What is the role of the Oozie SLA (Service Level Agreement) feature in workflow management?
- Enables Workflow Monitoring
- Ensures Timely Execution
- Facilitates Data Encryption
- Manages Resource Allocation
The Oozie SLA (Service Level Agreement) feature plays a crucial role in ensuring timely execution of workflows. It allows users to define performance expectations, and Oozie monitors and enforces these expectations, triggering alerts or actions if SLAs are not met.
Which of the following is a key difference between Avro and Parquet in terms of data processing?
- Compression
- Partitioning
- Schema Evolution
- Serialization
A key difference between Avro and Parquet is how they handle data processing. Avro focuses on schema evolution, while Parquet excels in partitioning data. Parquet allows for efficient pruning and retrieval of specific data partitions, enhancing query performance.
In a scenario involving iterative machine learning algorithms, which Apache Spark feature would be most beneficial?
- DataFrames
- Resilient Distributed Datasets (RDDs)
- Spark MLlib
- Spark Streaming
In scenarios with iterative machine learning algorithms, Spark MLlib would be most beneficial. MLlib is Spark's machine learning library that provides high-level APIs for machine learning tasks, including iterative algorithms commonly used in machine learning workflows.
What is the advantage of using Python's PySpark library for Hadoop integration over conventional MapReduce jobs?
- Enhanced Fault Tolerance
- Higher Scalability
- Improved Security
- Simplified Development
The advantage of using PySpark is simplified development. Python is known for its simplicity and readability, making it easier for developers to write and maintain code, resulting in increased productivity in comparison to the complexities of conventional MapReduce jobs.
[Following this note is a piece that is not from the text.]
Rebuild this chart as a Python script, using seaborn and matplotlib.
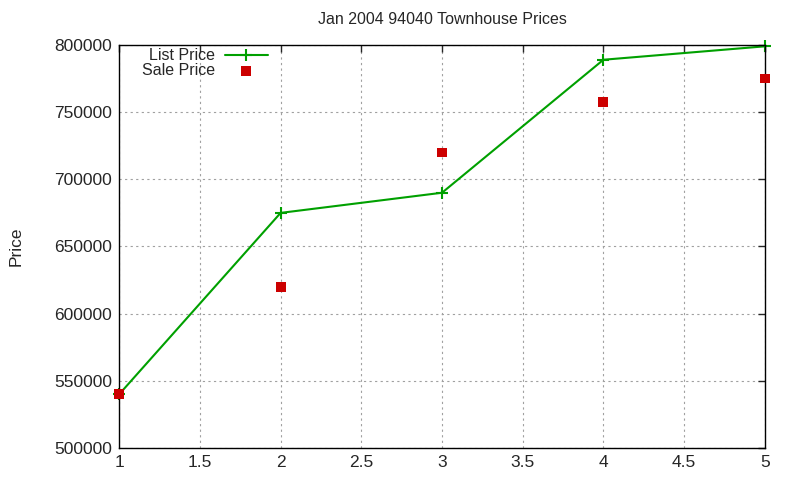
import matplotlib
matplotlib.use("Agg")
import matplotlib.pyplot as plt
import seaborn as sns
import pandas as pd

x_vals = [1, 2, 3, 4, 5]
list_price = [540000, 675000, 690000, 789000, 799000]
sale_price = [540000, 620000, 720000, 757500, 775000]
x_ticks = [1, 1.5, 2, 2.5, 3, 3.5, 4, 4.5, 5]
y_ticks = [500000, 550000, 600000, 650000, 700000, 750000, 800000]

sns.set_style("white")
plt.rcParams['font.family'] = ['Liberation Sans', 'DejaVu Sans']

df = pd.DataFrame({"x": x_vals, "List Price": list_price, "Sale Price": sale_price})

fig = plt.figure(figsize=(8, 4.8), dpi=100)
ax = fig.add_axes([0.149, 0.0667, 0.807, 0.8396])

sns.lineplot(data=df, x="x", y="List Price", ax=ax, color="#00a000", linewidth=1.5,
             marker="+", markersize=8, markeredgewidth=1.5, markeredgecolor="#00a000",
             label="List Price", clip_on=False)
sns.scatterplot(data=df, x="x", y="Sale Price", ax=ax, color="#cc0000", marker="s",
                s=50, edgecolor="none", label="Sale Price", zorder=3, clip_on=False)

ax.set_xlim(1, 5)
ax.set_ylim(500000, 800000)
ax.set_xticks(x_ticks)
ax.set_xticklabels([f"{t:g}" for t in x_ticks])
ax.set_yticks(y_ticks)
ax.set_yticklabels([str(t) for t in y_ticks])
ax.grid(True, color="#a0a0a0", linestyle=(0, (2, 3)), linewidth=0.8)
ax.tick_params(direction="in", top=True, right=True, length=5, width=1, labelsize=12.5, pad=5)
for s in ax.spines.values():
    s.set_color("black")
    s.set_linewidth(1)
ax.set_xlabel("")
ax.set_ylabel("Price", fontsize=12.5, labelpad=22)
ax.set_title("Jan 2004 94040 Townhouse Prices", fontsize=11.5, pad=15)

leg = ax.legend(loc="upper right", frameon=False, markerfirst=False, fontsize=11.5,
                bbox_to_anchor=(0.24, 1.008), handlelength=2.7, labelspacing=0.02,
                borderaxespad=0, handletextpad=0.6)
for t in leg.get_texts():
    t.set_ha("right")

fig.savefig("out.png", dpi=100)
What is the primary role of Apache Hive in the Hadoop ecosystem?
- Data Movement
- Data Processing
- Data Querying
- Data Storage
The primary role of Apache Hive in the Hadoop ecosystem is data querying. Hive provides a SQL-like language called HiveQL that allows users to query and analyze data stored in Hadoop. It translates HiveQL queries into MapReduce jobs, making it easier for users familiar with SQL to work with big data.
Implementing ____ in Hadoop is a best practice for optimizing data storage and retrieval.
- Data Compression
- Data Encryption
- Data Indexing
- Data Serialization
Implementing Data Compression in Hadoop is a best practice for optimizing data storage and retrieval. Compression reduces the amount of storage space required for data and improves the efficiency of data transfer across the network, resulting in overall performance enhancement.
For a Hadoop-based project focusing on time-series data analysis, which serialization system would be more advantageous?
- Avro
- JSON
- Protocol Buffers
- XML
Avro would be more advantageous for time-series data analysis in a Hadoop-based project. Avro's compact binary format and schema evolution support make it well-suited for efficient serialization and deserialization of time-series data, essential for analytics in large datasets.
In a scenario where a Hadoop cluster is exposed to a public network, what security mechanism is crucial to safeguard the data?
- Firewalls
- Hadoop Secure Data Transfer (HSDT)
- Secure Shell (SSH)
- Virtual Private Network (VPN)
In a scenario where a Hadoop cluster is exposed to a public network, implementing firewalls is crucial to control and monitor incoming and outgoing traffic. Firewalls act as a barrier between the public network and the Hadoop cluster, enhancing security by allowing only authorized communication.